Opening with 'Rushing Water', Sting lays bare his apprehensions through the swelling of a river. 'If It’s Love' is easy on the ears, almost casual in the way it treats itself. The 'Book of Numbers' starts decisively and resonates with Dominic Miller’s sway on the proceedings. He even returns with haunting, almost stalker-feels writing like in 'Loving You', a song so conversational that the backing instruments are a faint part of the experience. But this very starkness works to his advantage when he so painfully sings, “We made vows inside the church to forgive each other’s sins, but there are things I have to endure, like the smell of another man’s skin. If that’s not loving you, I don’t know what is.” Sigh… these millennial writers have so much to learn from this British legend’s understated song-writing. That itself is refreshing from the House of Sting given that he has had a tendency to complicate sounds and cultures in the noughties.

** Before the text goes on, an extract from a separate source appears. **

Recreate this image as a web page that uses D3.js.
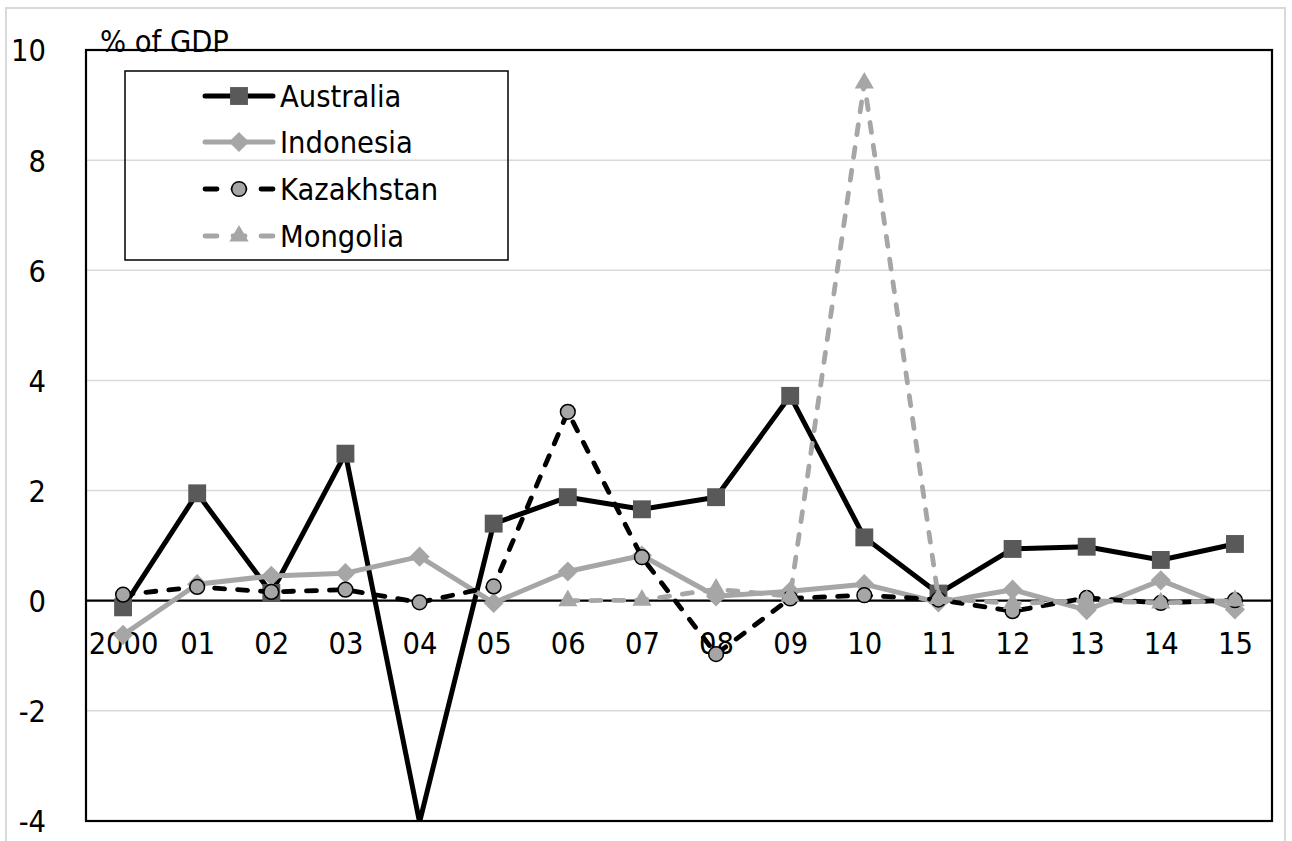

Three songs in, Sting has unshackled further with the contrition of the water metaphor waning, going instead into deeper themes within our consciousness. 'For Her Love' is so reminiscent of Sting’s 'Fragile' and 'Shape of My Heart', with unmistakable hints of 'Fields of Gold'. It’s the Sting we collectively fell in love with, the affirmation of a life-long love affair with his works. The violins and accordions contribute to the moody song with Celtic hues, 'The Hills on the Border'. Dominic Miller’s subtlety shines in 'The Bells of St. Thomas' where Sting’s song-writing is at its most vivid glory, harking back to some of his lyrical classics like 'Shape of My Heart'. The title track and Captain Bateman benefit tremendously from their folk settings while 'Waters of Tyne’s' acoustic experience is sheer brilliance.
Whenever Sting does an instrumental track it’s just as rich as his lyrical ones where intense chords and tones create a dramatic sonic world that we irresistibly put on loop. Think 'St. Agnes' and the 'Burning Train' from one of Sting’s best albums, Soul Cages. If the album that’s set in the ship-building milieu of his childhood home was one of his most ground-breaking works, then this water-filled outing’s most prolific piece comes in the form of 'Captain Bateman’s Basement', a song that is absolutely nothing like its almost-namesake. The jazz-dipped sensual track feels like we’re in the head of a musician who is tinkering around during soundcheck. Unbridled and uninhibited, it is Sting at his most primal, bass in hand, indistinguishable humming and a bloody good song.
The more you listen to The Bridge, the more the album grows on you, and the more you realise that as much there is water splashed all over the discography, the album is really about reaching out to people, to circumstances, to the divine. In an album full of troubled waters, we’re actually joining Sting on a quest to build bridges.
Senior journalist Lakshmi Govindrajan Javeri has spent a good part of two decades chronicling the arts, culture and lifestyles.